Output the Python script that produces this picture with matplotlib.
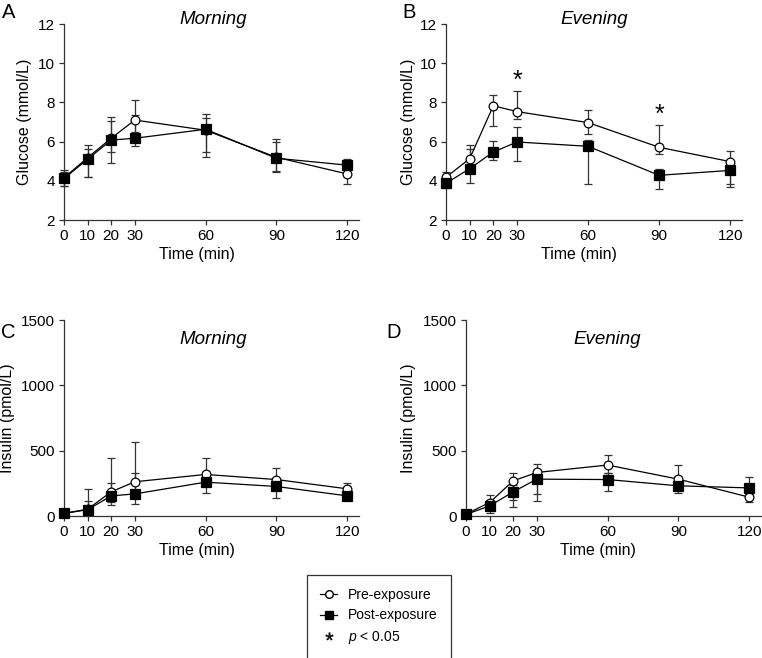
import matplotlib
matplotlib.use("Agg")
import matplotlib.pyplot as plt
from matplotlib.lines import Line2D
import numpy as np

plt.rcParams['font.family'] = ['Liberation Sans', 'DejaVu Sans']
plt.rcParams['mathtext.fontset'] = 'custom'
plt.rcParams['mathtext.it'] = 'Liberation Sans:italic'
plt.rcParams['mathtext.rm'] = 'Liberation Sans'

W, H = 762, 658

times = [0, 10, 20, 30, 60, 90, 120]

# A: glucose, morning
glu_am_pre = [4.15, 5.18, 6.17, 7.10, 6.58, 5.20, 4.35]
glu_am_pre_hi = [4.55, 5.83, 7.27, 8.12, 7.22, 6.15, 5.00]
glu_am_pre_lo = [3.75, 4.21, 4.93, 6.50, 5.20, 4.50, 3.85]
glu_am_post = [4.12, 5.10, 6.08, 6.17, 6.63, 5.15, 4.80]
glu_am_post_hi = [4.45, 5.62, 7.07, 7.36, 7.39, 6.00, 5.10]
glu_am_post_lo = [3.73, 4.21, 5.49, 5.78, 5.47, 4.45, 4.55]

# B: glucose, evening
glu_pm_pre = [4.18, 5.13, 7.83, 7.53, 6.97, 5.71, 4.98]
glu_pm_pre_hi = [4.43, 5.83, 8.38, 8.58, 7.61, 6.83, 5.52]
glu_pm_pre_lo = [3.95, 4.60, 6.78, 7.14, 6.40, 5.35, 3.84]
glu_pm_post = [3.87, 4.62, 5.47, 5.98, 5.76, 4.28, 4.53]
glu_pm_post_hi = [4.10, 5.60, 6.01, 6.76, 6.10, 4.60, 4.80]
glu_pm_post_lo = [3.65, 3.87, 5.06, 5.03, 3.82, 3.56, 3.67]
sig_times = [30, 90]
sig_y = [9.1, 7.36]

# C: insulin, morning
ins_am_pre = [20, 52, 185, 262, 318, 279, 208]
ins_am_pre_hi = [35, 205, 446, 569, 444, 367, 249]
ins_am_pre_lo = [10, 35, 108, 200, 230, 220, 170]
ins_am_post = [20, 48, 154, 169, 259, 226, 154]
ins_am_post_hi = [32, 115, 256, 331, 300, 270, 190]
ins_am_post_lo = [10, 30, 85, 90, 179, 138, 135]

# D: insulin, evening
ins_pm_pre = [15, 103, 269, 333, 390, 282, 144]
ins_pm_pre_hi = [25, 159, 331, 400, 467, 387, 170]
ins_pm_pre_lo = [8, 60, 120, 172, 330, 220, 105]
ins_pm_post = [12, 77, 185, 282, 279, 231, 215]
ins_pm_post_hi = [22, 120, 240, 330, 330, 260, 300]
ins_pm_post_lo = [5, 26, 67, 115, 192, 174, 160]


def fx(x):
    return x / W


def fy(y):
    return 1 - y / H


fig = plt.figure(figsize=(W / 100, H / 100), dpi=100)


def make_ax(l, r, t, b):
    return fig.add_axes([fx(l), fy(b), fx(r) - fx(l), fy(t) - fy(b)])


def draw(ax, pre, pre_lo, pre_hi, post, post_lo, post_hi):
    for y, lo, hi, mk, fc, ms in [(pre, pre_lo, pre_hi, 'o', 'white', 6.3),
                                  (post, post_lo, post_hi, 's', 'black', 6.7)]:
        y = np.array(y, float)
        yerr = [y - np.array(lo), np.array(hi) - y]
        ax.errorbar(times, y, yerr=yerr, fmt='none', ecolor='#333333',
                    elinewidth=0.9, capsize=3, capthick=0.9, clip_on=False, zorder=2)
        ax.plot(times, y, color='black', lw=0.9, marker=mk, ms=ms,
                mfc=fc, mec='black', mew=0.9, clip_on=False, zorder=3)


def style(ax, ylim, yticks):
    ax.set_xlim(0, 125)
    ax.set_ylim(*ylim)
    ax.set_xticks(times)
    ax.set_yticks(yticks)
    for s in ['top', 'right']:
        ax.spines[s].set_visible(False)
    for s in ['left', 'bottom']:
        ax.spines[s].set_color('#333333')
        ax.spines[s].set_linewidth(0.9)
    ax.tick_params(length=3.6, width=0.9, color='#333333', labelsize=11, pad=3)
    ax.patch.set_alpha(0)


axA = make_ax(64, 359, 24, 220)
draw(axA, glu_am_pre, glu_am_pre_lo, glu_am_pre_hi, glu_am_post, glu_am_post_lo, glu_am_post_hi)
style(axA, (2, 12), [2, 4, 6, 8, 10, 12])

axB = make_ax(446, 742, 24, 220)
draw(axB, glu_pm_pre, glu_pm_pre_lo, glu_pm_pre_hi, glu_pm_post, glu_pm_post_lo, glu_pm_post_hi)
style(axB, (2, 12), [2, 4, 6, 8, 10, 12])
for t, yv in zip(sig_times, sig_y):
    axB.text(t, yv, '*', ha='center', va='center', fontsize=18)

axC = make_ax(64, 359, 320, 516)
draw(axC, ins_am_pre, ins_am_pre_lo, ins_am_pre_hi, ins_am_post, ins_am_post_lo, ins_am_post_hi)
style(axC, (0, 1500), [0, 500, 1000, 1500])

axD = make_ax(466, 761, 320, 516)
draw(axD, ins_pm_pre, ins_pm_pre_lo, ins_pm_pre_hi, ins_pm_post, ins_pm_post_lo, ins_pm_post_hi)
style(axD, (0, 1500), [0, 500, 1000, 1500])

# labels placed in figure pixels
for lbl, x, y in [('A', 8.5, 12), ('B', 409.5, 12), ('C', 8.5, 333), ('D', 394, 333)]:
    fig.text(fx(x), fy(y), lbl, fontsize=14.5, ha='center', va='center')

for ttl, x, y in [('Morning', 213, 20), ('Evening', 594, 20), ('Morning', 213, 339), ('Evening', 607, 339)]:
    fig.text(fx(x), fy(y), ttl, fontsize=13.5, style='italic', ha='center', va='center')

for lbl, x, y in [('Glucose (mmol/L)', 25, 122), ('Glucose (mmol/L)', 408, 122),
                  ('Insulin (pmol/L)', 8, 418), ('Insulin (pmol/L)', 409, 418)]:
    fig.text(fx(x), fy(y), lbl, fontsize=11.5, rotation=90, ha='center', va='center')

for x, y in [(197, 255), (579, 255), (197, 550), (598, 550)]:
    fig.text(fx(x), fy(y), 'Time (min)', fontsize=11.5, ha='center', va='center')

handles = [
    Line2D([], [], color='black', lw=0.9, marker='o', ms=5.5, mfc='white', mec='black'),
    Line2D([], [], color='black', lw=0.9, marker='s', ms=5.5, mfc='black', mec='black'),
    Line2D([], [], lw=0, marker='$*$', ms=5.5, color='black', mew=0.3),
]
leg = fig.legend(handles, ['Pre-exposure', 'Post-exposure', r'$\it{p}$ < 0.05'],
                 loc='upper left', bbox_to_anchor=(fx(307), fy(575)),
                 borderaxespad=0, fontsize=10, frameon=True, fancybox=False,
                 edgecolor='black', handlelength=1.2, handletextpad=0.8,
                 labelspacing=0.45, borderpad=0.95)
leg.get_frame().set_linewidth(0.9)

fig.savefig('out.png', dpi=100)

○ ○ ○

▶ Work instructions
Repeat exactly and only the lines from the start of the data above through the line that holds "W, H = 762, 658", inclusive. Pictures do not belong in the copy.

▶ Task response
Output the Python script that produces this picture with matplotlib.
import matplotlib
matplotlib.use("Agg")
import matplotlib.pyplot as plt
from matplotlib.lines import Line2D
import numpy as np

plt.rcParams['font.family'] = ['Liberation Sans', 'DejaVu Sans']
plt.rcParams['mathtext.fontset'] = 'custom'
plt.rcParams['mathtext.it'] = 'Liberation Sans:italic'
plt.rcParams['mathtext.rm'] = 'Liberation Sans'

W, H = 762, 658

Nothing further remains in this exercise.